Request
Extract the lines of the material below, beginning with the first and ending with the line that holds "minimum width=568pt, minimum". Skip every picture.

--- begin ---

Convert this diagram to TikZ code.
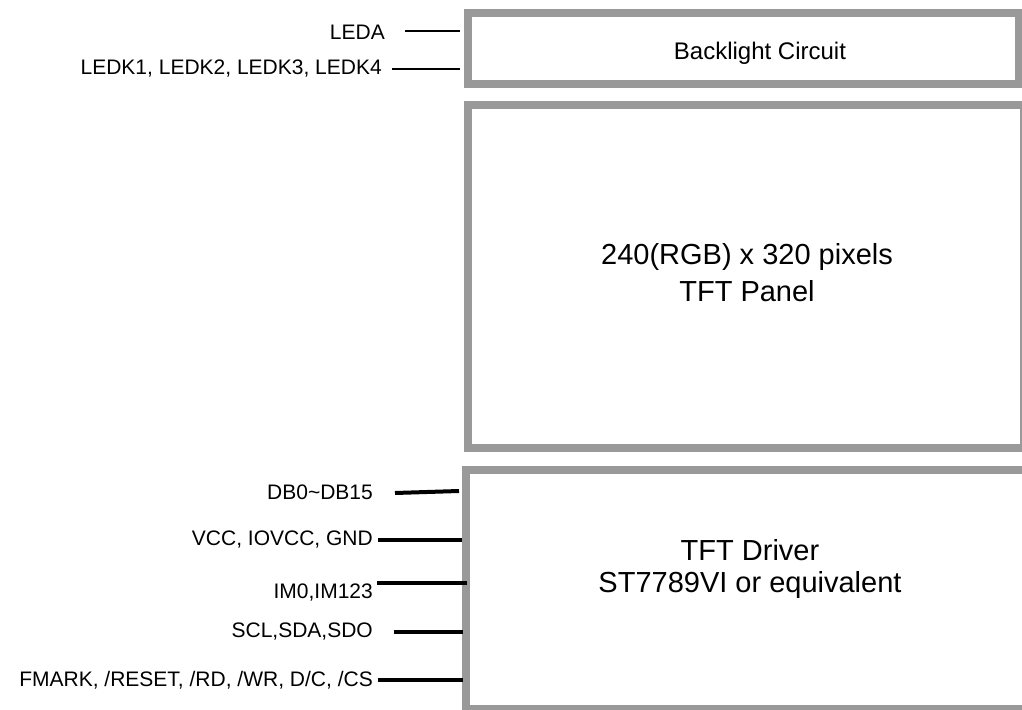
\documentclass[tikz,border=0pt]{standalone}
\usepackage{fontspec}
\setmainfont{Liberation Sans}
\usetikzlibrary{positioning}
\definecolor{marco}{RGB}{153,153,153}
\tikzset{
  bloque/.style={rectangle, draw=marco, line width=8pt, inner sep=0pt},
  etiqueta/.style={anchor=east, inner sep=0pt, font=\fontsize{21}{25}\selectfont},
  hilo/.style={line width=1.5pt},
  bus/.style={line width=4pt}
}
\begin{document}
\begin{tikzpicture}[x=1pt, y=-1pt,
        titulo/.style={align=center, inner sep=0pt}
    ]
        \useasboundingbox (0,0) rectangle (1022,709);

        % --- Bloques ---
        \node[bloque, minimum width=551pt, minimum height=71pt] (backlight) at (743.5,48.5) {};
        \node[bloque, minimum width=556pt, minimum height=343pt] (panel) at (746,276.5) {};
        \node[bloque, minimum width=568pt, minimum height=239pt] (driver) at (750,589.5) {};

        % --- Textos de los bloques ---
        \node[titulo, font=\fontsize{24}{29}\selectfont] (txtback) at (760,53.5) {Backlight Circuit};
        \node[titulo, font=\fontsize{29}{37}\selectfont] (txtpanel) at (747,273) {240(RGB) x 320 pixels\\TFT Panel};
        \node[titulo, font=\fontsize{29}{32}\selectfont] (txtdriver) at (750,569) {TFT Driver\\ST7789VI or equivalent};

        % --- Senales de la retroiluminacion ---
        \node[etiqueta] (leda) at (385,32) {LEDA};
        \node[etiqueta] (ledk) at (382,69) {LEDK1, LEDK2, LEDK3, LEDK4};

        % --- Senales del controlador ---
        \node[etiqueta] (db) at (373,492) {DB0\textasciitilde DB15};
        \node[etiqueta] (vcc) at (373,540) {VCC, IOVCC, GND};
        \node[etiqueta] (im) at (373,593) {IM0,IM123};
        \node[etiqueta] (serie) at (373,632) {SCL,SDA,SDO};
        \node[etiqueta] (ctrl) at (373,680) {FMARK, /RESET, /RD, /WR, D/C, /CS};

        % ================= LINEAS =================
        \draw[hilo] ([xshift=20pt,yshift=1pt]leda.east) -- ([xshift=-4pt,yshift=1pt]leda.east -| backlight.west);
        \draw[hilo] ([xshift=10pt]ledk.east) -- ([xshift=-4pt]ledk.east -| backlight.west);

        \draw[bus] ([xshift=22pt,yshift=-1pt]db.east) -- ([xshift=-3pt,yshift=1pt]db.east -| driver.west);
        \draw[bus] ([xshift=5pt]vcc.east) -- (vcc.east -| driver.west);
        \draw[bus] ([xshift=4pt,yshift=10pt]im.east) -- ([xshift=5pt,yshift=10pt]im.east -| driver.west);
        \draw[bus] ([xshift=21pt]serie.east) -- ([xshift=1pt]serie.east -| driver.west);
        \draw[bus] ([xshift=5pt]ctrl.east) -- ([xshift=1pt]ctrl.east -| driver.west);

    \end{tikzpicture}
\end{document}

--- end ---

Output below
Convert this diagram to TikZ code.
\documentclass[tikz,border=0pt]{standalone}
\usepackage{fontspec}
\setmainfont{Liberation Sans}
\usetikzlibrary{positioning}
\definecolor{marco}{RGB}{153,153,153}
\tikzset{
  bloque/.style={rectangle, draw=marco, line width=8pt, inner sep=0pt},
  etiqueta/.style={anchor=east, inner sep=0pt, font=\fontsize{21}{25}\selectfont},
  hilo/.style={line width=1.5pt},
  bus/.style={line width=4pt}
}
\begin{document}
\begin{tikzpicture}[x=1pt, y=-1pt,
        titulo/.style={align=center, inner sep=0pt}
    ]
        \useasboundingbox (0,0) rectangle (1022,709);

        % --- Bloques ---
        \node[bloque, minimum width=551pt, minimum height=71pt] (backlight) at (743.5,48.5) {};
        \node[bloque, minimum width=556pt, minimum height=343pt] (panel) at (746,276.5) {};
        \node[bloque, minimum width=568pt, minimum height=239pt] (driver) at (750,589.5) {};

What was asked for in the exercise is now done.